Reproduce the listing word for word. Skip any image.

......

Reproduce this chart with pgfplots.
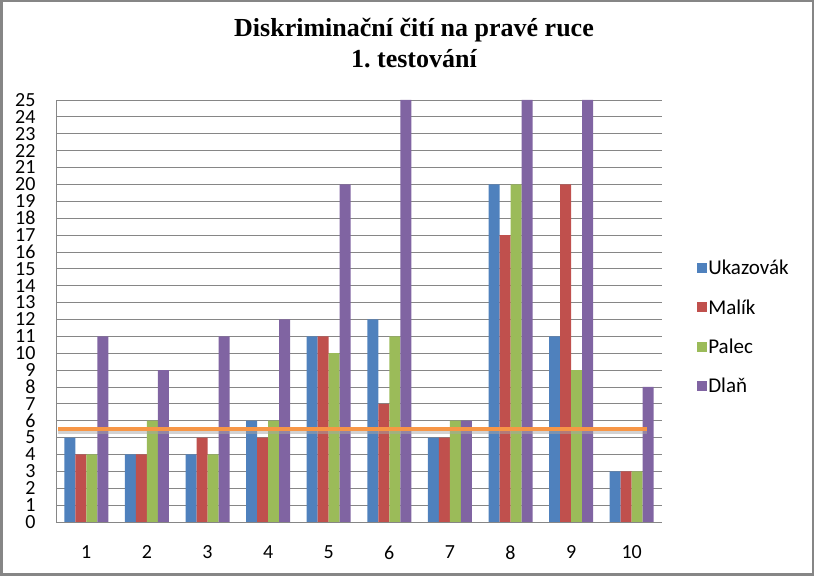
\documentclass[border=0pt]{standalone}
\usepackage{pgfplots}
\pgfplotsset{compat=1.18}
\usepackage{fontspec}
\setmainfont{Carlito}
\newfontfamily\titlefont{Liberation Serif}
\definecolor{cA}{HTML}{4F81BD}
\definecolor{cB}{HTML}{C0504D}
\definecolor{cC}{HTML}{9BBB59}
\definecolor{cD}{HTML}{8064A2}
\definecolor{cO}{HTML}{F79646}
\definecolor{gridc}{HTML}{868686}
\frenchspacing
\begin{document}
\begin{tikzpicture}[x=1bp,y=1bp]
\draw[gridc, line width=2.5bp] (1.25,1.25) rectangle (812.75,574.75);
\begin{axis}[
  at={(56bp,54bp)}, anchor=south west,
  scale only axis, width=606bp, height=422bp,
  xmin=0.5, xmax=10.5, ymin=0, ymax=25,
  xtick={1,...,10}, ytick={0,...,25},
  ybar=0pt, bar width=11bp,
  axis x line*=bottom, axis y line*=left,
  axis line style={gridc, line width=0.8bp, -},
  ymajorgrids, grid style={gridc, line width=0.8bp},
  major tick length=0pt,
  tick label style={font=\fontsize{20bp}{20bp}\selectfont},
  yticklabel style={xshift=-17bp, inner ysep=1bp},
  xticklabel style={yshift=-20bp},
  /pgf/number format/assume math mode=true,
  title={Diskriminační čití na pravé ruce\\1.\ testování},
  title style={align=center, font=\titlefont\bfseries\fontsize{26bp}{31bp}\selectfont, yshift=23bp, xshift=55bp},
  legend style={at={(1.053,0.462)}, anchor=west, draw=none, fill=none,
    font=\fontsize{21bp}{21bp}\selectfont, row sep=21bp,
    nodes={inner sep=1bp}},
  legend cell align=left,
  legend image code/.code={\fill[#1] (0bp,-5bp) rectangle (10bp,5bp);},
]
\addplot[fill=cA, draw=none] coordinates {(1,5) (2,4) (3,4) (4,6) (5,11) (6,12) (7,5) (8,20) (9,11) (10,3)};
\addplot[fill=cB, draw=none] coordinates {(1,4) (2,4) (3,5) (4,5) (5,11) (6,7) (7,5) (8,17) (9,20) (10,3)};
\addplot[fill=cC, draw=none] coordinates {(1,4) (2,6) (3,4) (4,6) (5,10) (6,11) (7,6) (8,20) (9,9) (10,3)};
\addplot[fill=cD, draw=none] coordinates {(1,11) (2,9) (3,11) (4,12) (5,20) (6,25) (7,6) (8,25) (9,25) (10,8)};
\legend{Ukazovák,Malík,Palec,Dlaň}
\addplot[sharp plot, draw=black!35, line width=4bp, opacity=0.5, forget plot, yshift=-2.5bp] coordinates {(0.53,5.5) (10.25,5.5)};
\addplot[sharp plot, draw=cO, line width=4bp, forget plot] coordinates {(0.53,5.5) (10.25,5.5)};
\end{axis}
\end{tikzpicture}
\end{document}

......

▸ TASK OUTPUT
Reproduce this chart with pgfplots.
\documentclass[border=0pt]{standalone}
\usepackage{pgfplots}
\pgfplotsset{compat=1.18}
\usepackage{fontspec}
\setmainfont{Carlito}
\newfontfamily\titlefont{Liberation Serif}
\definecolor{cA}{HTML}{4F81BD}
\definecolor{cB}{HTML}{C0504D}
\definecolor{cC}{HTML}{9BBB59}
\definecolor{cD}{HTML}{8064A2}
\definecolor{cO}{HTML}{F79646}
\definecolor{gridc}{HTML}{868686}
\frenchspacing
\begin{document}
\begin{tikzpicture}[x=1bp,y=1bp]
\draw[gridc, line width=2.5bp] (1.25,1.25) rectangle (812.75,574.75);
\begin{axis}[
  at={(56bp,54bp)}, anchor=south west,
  scale only axis, width=606bp, height=422bp,
  xmin=0.5, xmax=10.5, ymin=0, ymax=25,
  xtick={1,...,10}, ytick={0,...,25},
  ybar=0pt, bar width=11bp,
  axis x line*=bottom, axis y line*=left,
  axis line style={gridc, line width=0.8bp, -},
  ymajorgrids, grid style={gridc, line width=0.8bp},
  major tick length=0pt,
  tick label style={font=\fontsize{20bp}{20bp}\selectfont},
  yticklabel style={xshift=-17bp, inner ysep=1bp},
  xticklabel style={yshift=-20bp},
  /pgf/number format/assume math mode=true,
  title={Diskriminační čití na pravé ruce\\1.\ testování},
  title style={align=center, font=\titlefont\bfseries\fontsize{26bp}{31bp}\selectfont, yshift=23bp, xshift=55bp},
  legend style={at={(1.053,0.462)}, anchor=west, draw=none, fill=none,
    font=\fontsize{21bp}{21bp}\selectfont, row sep=21bp,
    nodes={inner sep=1bp}},
  legend cell align=left,
  legend image code/.code={\fill[#1] (0bp,-5bp) rectangle (10bp,5bp);},
]
\addplot[fill=cA, draw=none] coordinates {(1,5) (2,4) (3,4) (4,6) (5,11) (6,12) (7,5) (8,20) (9,11) (10,3)};
\addplot[fill=cB, draw=none] coordinates {(1,4) (2,4) (3,5) (4,5) (5,11) (6,7) (7,5) (8,17) (9,20) (10,3)};
\addplot[fill=cC, draw=none] coordinates {(1,4) (2,6) (3,4) (4,6) (5,10) (6,11) (7,6) (8,20) (9,9) (10,3)};
\addplot[fill=cD, draw=none] coordinates {(1,11) (2,9) (3,11) (4,12) (5,20) (6,25) (7,6) (8,25) (9,25) (10,8)};
\legend{Ukazovák,Malík,Palec,Dlaň}
\addplot[sharp plot, draw=black!35, line width=4bp, opacity=0.5, forget plot, yshift=-2.5bp] coordinates {(0.53,5.5) (10.25,5.5)};
\addplot[sharp plot, draw=cO, line width=4bp, forget plot] coordinates {(0.53,5.5) (10.25,5.5)};
\end{axis}
\end{tikzpicture}
\end{document}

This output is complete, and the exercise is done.